### Figure scripts
------------
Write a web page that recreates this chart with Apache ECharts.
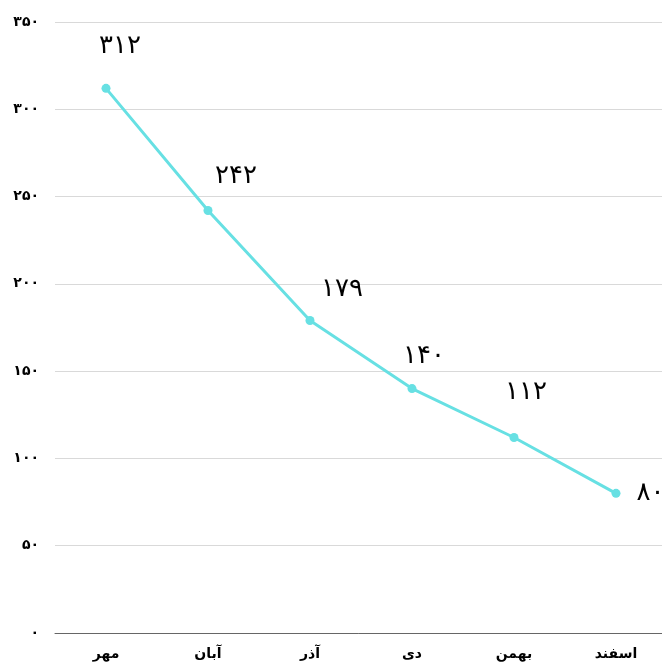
<!DOCTYPE html>
<html><head><meta charset="utf-8">
<script src="https://cdn.jsdelivr.net/npm/echarts@6/dist/echarts.min.js"></script>
<style>html,body{margin:0;padding:0;background:#fff}#c{width:662px;height:666px}</style>
</head><body><div id="c"></div>
<script>
const categories = ['مهر', 'آبان', 'آذر', 'دی', 'بهمن', 'اسفند'];
const values = [312, 242, 179, 140, 112, 80];
const yMin = 0, yMax = 350, yStep = 50;

const fa = n => String(n).replace(/\d/g, d => '۰۱۲۳۴۵۶۷۸۹'[d]);
const labelOffsets = [[14, -20], [28, -12], [32, -9], [12, -10], [12, -23], [0, 0]];

const chart = echarts.init(document.getElementById('c'));
chart.setOption({
  animation: false,
  grid: { left: 55, right: -5, top: 22, bottom: 33, containLabel: false, outerBoundsMode: 'none' },
  xAxis: {
    type: 'category', data: categories,
    axisLine: { lineStyle: { color: '#666', width: 1 } },
    axisTick: { show: false },
    axisLabel: { color: '#000', fontFamily: 'DejaVu Sans', fontWeight: 'bold', fontSize: 14, margin: 14 }
  },
  yAxis: {
    type: 'value', min: yMin, max: yMax, interval: yStep,
    axisLine: { show: false }, axisTick: { show: false },
    splitLine: { lineStyle: { color: '#d9d9d9' } },
    axisLabel: { color: '#000', fontFamily: 'DejaVu Sans', fontWeight: 'bold', fontSize: 14, margin: 16, formatter: v => fa(v) }
  },
  series: [{
    type: 'line',
    data: values.map((v, i) => ({
      value: v,
      label: i === values.length - 1 ? { position: 'right', distance: 16 } : { position: 'top', offset: labelOffsets[i] }
    })),
    symbol: 'circle', symbolSize: 9,
    lineStyle: { color: '#67e0e3', width: 3 },
    itemStyle: { color: '#67e0e3' },
    label: { show: true, color: '#000', fontFamily: 'DejaVu Sans', fontSize: 26, formatter: p => fa(p.value) }
  }]
});
</script></body></html>
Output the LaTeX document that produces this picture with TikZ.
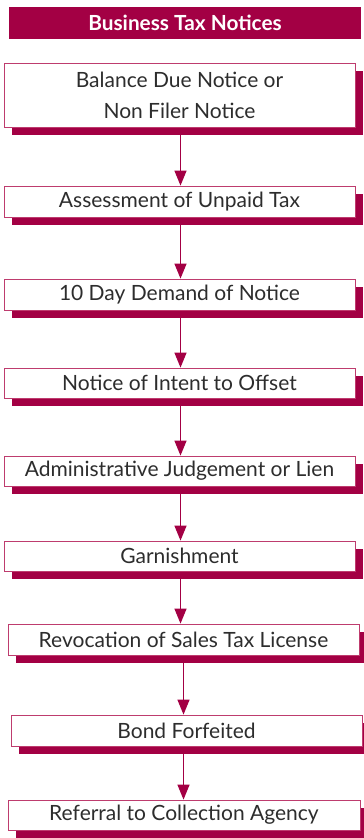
\documentclass[tikz,border=0pt]{standalone}
\usepackage{fontspec}
\setmainfont{Lato}
\usetikzlibrary{arrows.meta,shadows}
\definecolor{crim}{RGB}{163,0,68}
\definecolor{edge}{RGB}{190,60,110}
\definecolor{txt}{RGB}{45,45,45}
\begin{document}
\begin{tikzpicture}[x=1pt,y=-1pt,
  flowbox/.style={draw=edge, line width=0.8pt, fill=white, text=txt, inner sep=0pt,
    font=\fontsize{21}{31}\selectfont, align=center,
    general shadow={fill=crim, shadow xshift=8pt, shadow yshift=-8pt}},
  arr/.style={crim, line width=1.3pt, -{Triangle[length=15pt,width=12pt]}}]
\useasboundingbox (0,0) rectangle (364,838);
\node[fill=crim, text=white, font=\fontsize{20.8}{24}\selectfont\bfseries,
  minimum width=352, minimum height=31.5, inner sep=0pt] (title) at (185,22.75) {Business Tax Notices};
\node[flowbox, minimum width=351, minimum height=64] (b1) at (179.5,95) {Balance Due Notice or\\Non Filer Notice};
\node[flowbox, minimum width=351, minimum height=31] (b2) at (179.5,201.5) {Assessment of Unpaid Tax};
\node[flowbox, minimum width=351, minimum height=31] (b3) at (179.5,294.5) {10 Day Demand of Notice};
\node[flowbox, minimum width=351, minimum height=30] (b4) at (179.5,383) {Notice of Intent to Offset};
\node[flowbox, minimum width=351, minimum height=30] (b5) at (179.5,471) {Administrative Judgement or Lien};
\node[flowbox, minimum width=351, minimum height=30] (b6) at (179.5,556) {Garnishment};
\node[flowbox, minimum width=351, minimum height=31] (b7) at (183.5,639.5) {Revocation of Sales Tax License};
\node[flowbox, minimum width=351, minimum height=31] (b8) at (186.5,730.5) {Bond Forfeited};
\node[flowbox, minimum width=352, minimum height=30] (b9) at (184,815) {Referral to Collection Agency};
\draw[arr] ([yshift=-8pt,xshift=1pt]b1.south) -- ([xshift=1pt]b1.south |- b2.north);
\draw[arr] ([yshift=-8pt,xshift=1pt]b2.south) -- ([xshift=1pt]b2.south |- b3.north);
\draw[arr] ([yshift=-8pt,xshift=1pt]b3.south) -- ([xshift=1pt]b3.south |- b4.north);
\draw[arr] ([yshift=-8pt,xshift=1pt]b4.south) -- ([xshift=1pt]b4.south |- b5.north);
\draw[arr] ([yshift=-8pt,xshift=1pt]b5.south) -- ([xshift=1pt]b5.south |- b6.north);
\draw[arr] ([yshift=-8pt,xshift=1pt]b6.south) -- ([xshift=1pt]b6.south |- b7.north);
\draw[arr] ([yshift=-8pt]b7.south) -- (b7.south |- b8.north);
\draw[arr] ([yshift=-8pt]b7.south |- b8.south) -- (b7.south |- b9.north);
\end{tikzpicture}
\end{document}
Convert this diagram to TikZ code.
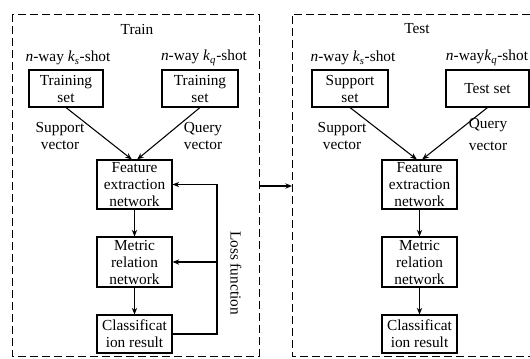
\documentclass[tikz,border=0pt]{standalone}
\usepackage{fontspec}
\setmainfont{Liberation Serif}
\usetikzlibrary{arrows, arrows.meta}

\begin{document}
\begin{tikzpicture}[x=0.75pt, y=-0.75pt,
  txt/.style={font=\fontsize{11.5}{12.75}\selectfont, align=center, inner sep=0pt},
  box/.style={txt, draw, line width=0.8pt, minimum height=27.75pt},
  panel/.style={line width=0.7pt, dash pattern=on 6pt off 3pt},
  arr/.style={-{Stealth[length=5pt, width=4pt]}, line width=0.8pt}]
  \useasboundingbox (0,0) rectangle (530,358);

  % Panels
  \draw[panel] (12,14) rectangle (259,356);
  \draw[panel] (530,14) -- (292,14) -- (292,356) -- (530,356);
  \node[txt] (train) at (137,29) {Train};
  \node[txt] (test) at (417,29) {Test};

  % Train side
  \node[txt] (way1) at (68,58) {\textit{n}-way \textit{k}\textsubscript{\textit{s}}-shot};
  \node[txt] (way2) at (204,58) {\textit{n}-way \textit{k}\textsubscript{\textit{q}}-shot};
  \node[box, minimum width=55.5pt] (ts1) at (66,88.5) {Training\\set};
  \node[box, minimum width=57pt] (ts2) at (200,88.5) {Training\\set};
  \node[box, minimum width=56.25pt, minimum height=36.75pt] (fe1) at (134.5,184.5) {Feature\\extraction\\network};
  \node[box, minimum width=56.25pt, minimum height=37.5pt] (mr1) at (134.5,262) {Metric\\relation\\network};
  \node[box, minimum width=56.25pt, minimum height=28.5pt] (cr1) at (134.5,334) {Classificat\\ion result};
  \node[txt] (sv1) at (60,135.5) {Support\\vector};
  \node[txt] (qv1) at (203,135.5) {Query\\vector};
  \node[txt, rotate=-90] (loss) at (236,273) {Loss function};
  \coordinate (lossx) at (217,184.5);

  \draw[arr] (ts1.south) -- ([xshift=-2pt]fe1.north);
  \draw[arr] (ts2.south) -- ([xshift=2pt]fe1.north);
  \draw[arr] (fe1) -- (mr1);
  \draw[arr] (mr1) -- (cr1);
  \draw[arr] (cr1.east) -| (lossx) -- (fe1.east);
  \draw[arr] (lossx |- mr1.east) -- (mr1.east);

  % Train -> Test
  \coordinate (trainR) at (259,186);
  \coordinate (testL) at (292,186);
  \draw[arr] (trainR) -- (testL);

  % Test side
  \node[txt] (way3) at (353,58) {\textit{n}-way \textit{k}\textsubscript{\textit{s}}-shot};
  \node[txt] (way4) at (487,58) {\textit{n}-way\textit{k}\textsubscript{\textit{q}}-shot};
  \node[box, minimum width=57pt] (ss) at (350,88.5) {Support\\set};
  \node[box, minimum width=62.25pt] (tst) at (487.5,88.5) {Test set};
  \node[box, minimum width=56.25pt, minimum height=36.75pt] (fe2) at (419.5,184.5) {Feature\\extraction\\network};
  \node[box, minimum width=56.25pt, minimum height=37.5pt] (mr2) at (419.5,262) {Metric\\relation\\network};
  \node[box, minimum width=56.25pt, minimum height=28.5pt] (cr2) at (419.5,334) {Classificat\\ion result};
  \node[txt] (sv2) at (342,135.5) {Support\\vector};
  \node[txt, font=\fontsize{11.5}{17}\selectfont] (qv2) at (488,134.5) {Query\\vector};

  \draw[arr] (ss.south) -- ([xshift=-2pt]fe2.north);
  \draw[arr] (tst.south) -- ([xshift=2pt]fe2.north);
  \draw[arr] (fe2) -- (mr2);
  \draw[arr] (mr2) -- (cr2);
\end{tikzpicture}
\end{document}
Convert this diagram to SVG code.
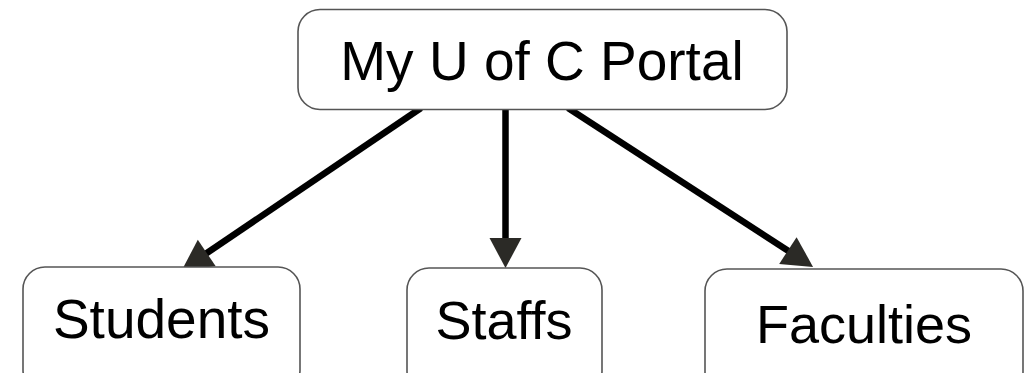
<svg xmlns="http://www.w3.org/2000/svg" width="1035" height="373" viewBox="0 0 1035 373">
  <style>
    .box { fill: #ffffff; stroke: #555555; stroke-width: 1.6; }
    .label { font-family: "Liberation Sans", Arial, sans-serif; font-size: 55px; fill: #000000; text-anchor: middle; }
    .edge { stroke: #000000; stroke-width: 6.5; fill: none; marker-end: url(#arrow); }
  </style>
  <defs>
    <marker id="arrow" markerUnits="userSpaceOnUse" markerWidth="34" markerHeight="36" viewBox="-2 -18 34 36" refX="3" refY="0" orient="auto">
      <path d="M0,-16 L30,0 L0,16 Z" fill="#2b2a26"/>
    </marker>
  </defs>
  <g id="connectors">
    <line class="edge" x1="421" y1="108" x2="204.3" y2="254.8"/>
    <line class="edge" x1="505.5" y1="108" x2="505.5" y2="241"/>
    <line class="edge" x1="568" y1="108" x2="790.4" y2="252.2"/>
  </g>
  <g id="node-portal">
    <rect class="box" x="298" y="9.5" width="489" height="100" rx="22" ry="22"/>
    <text class="label" x="542" y="80">My U of C Portal</text>
  </g>
  <g id="node-students">
    <rect class="box" x="23" y="267" width="277" height="125" rx="22" ry="22"/>
    <text class="label" x="161.5" y="338">Students</text>
  </g>
  <g id="node-staffs">
    <rect class="box" x="407" y="268" width="195" height="125" rx="22" ry="22"/>
    <text class="label" x="504" y="339" style="font-size:54px">Staffs</text>
  </g>
  <g id="node-faculties">
    <rect class="box" x="705" y="269" width="318" height="125" rx="22" ry="22"/>
    <text class="label" x="864" y="343" style="font-size:54px">Faculties</text>
  </g>
</svg>
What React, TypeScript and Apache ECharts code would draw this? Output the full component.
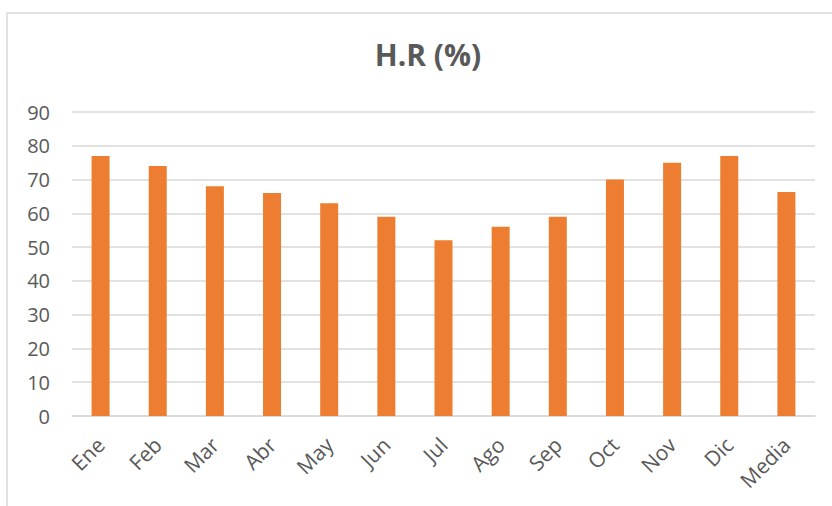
import React, { useEffect, useRef } from "react";
import * as echarts from "echarts";

const categories = ["Ene", "Feb", "Mar", "Abr", "May", "Jun", "Jul", "Ago", "Sep", "Oct", "Nov", "Dic", "Media"];
const values = [77, 74, 68, 66, 63, 59, 52, 56, 59, 70, 75, 77, 66.3];
const titleText = "H.R (%)";
const yMin = 0;
const yMax = 90;
const yInterval = 10;

export default function App() {
  const ref = useRef<HTMLDivElement>(null);
  useEffect(() => {
    if (!ref.current) return;
    const chart = echarts.init(ref.current, null, { renderer: "svg" });
    chart.setOption({
      animation: false,
      backgroundColor: "#ffffff",
      title: {
        text: titleText,
        left: 423,
        textAlign: "center",
        top: 34,
        textStyle: {
          fontFamily: "Open Sans",
          fontWeight: "bold",
          fontSize: 30,
          color: "#595959",
        },
      },
      graphic: [
        {
          type: "rect",
          shape: { x: 7, y: 13, width: 900, height: 600 },
          style: { fill: "none", stroke: "#D9D9D9", lineWidth: 1.5 },
          silent: true,
        },
      ],
      grid: { left: 72, right: 17, top: 112, bottom: 90 },
      xAxis: {
        type: "category",
        data: categories,
        axisLine: { show: true, lineStyle: { color: "#D9D9D9", width: 1.5 } },
        axisTick: { show: false },
        axisLabel: {
          rotate: 45,
          margin: 25,
          interval: 0,
          fontFamily: "Open Sans",
          fontSize: 21,
          color: "#595959",
        },
      },
      yAxis: {
        type: "value",
        min: yMin,
        max: yMax,
        interval: yInterval,
        axisLine: { show: false },
        axisTick: { show: false },
        splitLine: { lineStyle: { color: "#D9D9D9", width: 1.5 } },
        axisLabel: {
          margin: 22,
          fontFamily: "Open Sans",
          fontSize: 20,
          color: "#595959",
        },
      },
      series: [
        {
          type: "bar",
          data: values,
          barWidth: 18,
          itemStyle: { color: "#ED7D31" },
        },
      ],
    });
    return () => chart.dispose();
  }, []);
  return (
    <div style={{ position: "absolute", left: 0, top: 0, width: 832, height: 506 }}>
      <div ref={ref} style={{ width: 832, height: 506 }} />
    </div>
  );
}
------------
### WRITTEN EXERCISE
Using the data above, print only the lines starting at the one with "What React, TypeScript" and ending at the one with "const yInterval = 10;", exactly as they stand, minus the pictures.

### SOLUTION TO THIS EXERCISE
What React, TypeScript and Apache ECharts code would draw this? Output the full component.
import React, { useEffect, useRef } from "react";
import * as echarts from "echarts";

const categories = ["Ene", "Feb", "Mar", "Abr", "May", "Jun", "Jul", "Ago", "Sep", "Oct", "Nov", "Dic", "Media"];
const values = [77, 74, 68, 66, 63, 59, 52, 56, 59, 70, 75, 77, 66.3];
const titleText = "H.R (%)";
const yMin = 0;
const yMax = 90;
const yInterval = 10;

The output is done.